# New pts & the 3 year rule



## lsolway (Nov 13, 2007)

My 9 surgeons are questioning why they have to follow Medicare's & CPT's guidelines for new patients (the 3 year rule for the same tax id number) even on non-medicare patients.  They want me to show them proof that 2 different doctors that bill under the same tax id number can't both bill a new patient code.  I understand the rules & have explained them time & time again.  I just can't find the PROOF that they are looking for.  HELP......  Please.......


----------



## kandigrl79 (Nov 13, 2007)

On the very first page of the E&M guidlines in the CPT manual (under the blue heading "New and Established Patient) it states:

"A new patient is one who has not received any professional services from the physician or another physician of the same specialty who belongs to the same group practice, within the past three years."

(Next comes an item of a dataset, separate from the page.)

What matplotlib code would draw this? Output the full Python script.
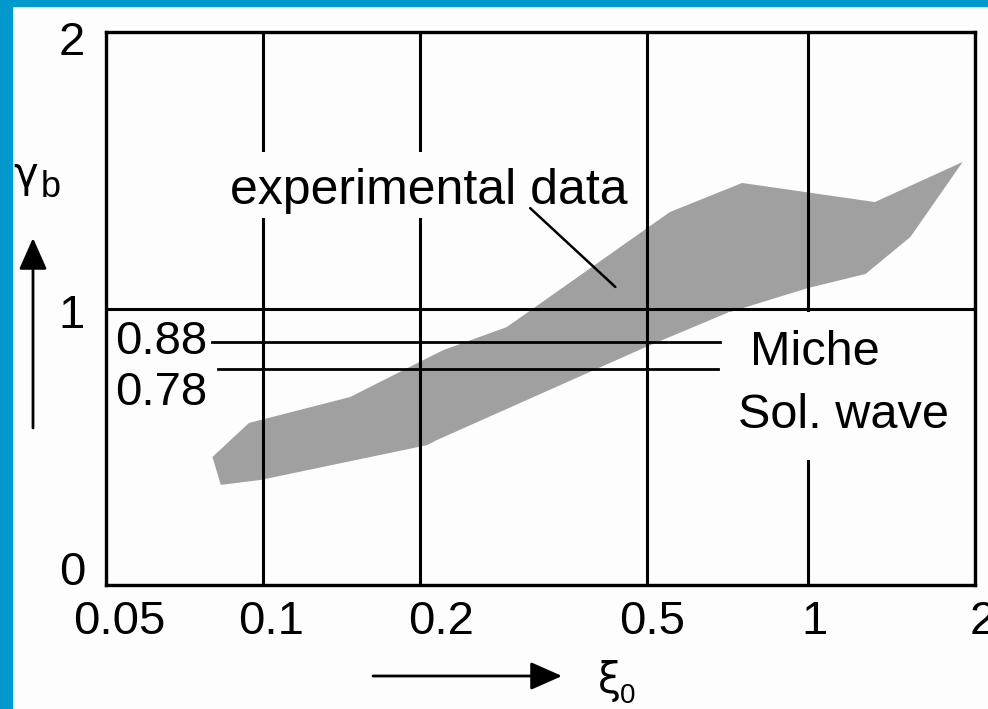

And it goes on to define what an established patient is.  Is it that this is a multi-specialty practice and the patient is seeing two doctors of different specialties within the same practice within the three year period?  If so, I believe that's something that has to be appealed if/when it's denied.  It also must be a recognized specialty.  For example, I work for an orthopedic practice, Hand is recognized specialty, for whatever reason, Spine is not.  If a general orthopedist refers a patient to see a spine specialist, there's not necessarily any appeal rights there based on the specialty because again, Spine is not a recognized specialty.  At least not by Medicare and I think most payors pretty much follow them.  I hope this helps...


----------



## thompsonsyl (Nov 13, 2007)

Hi,

I would remind them that you are following AMA Guidelines - not necessarily Medicare's & this is why the rule applies to all patients.  Just like the other coder cited - show them the e/m guidelines in your cpt book.

Good Luck to you!


----------



## efrohna (Nov 16, 2007)

Are all your 9 surgeons under the SAME specialty?


----------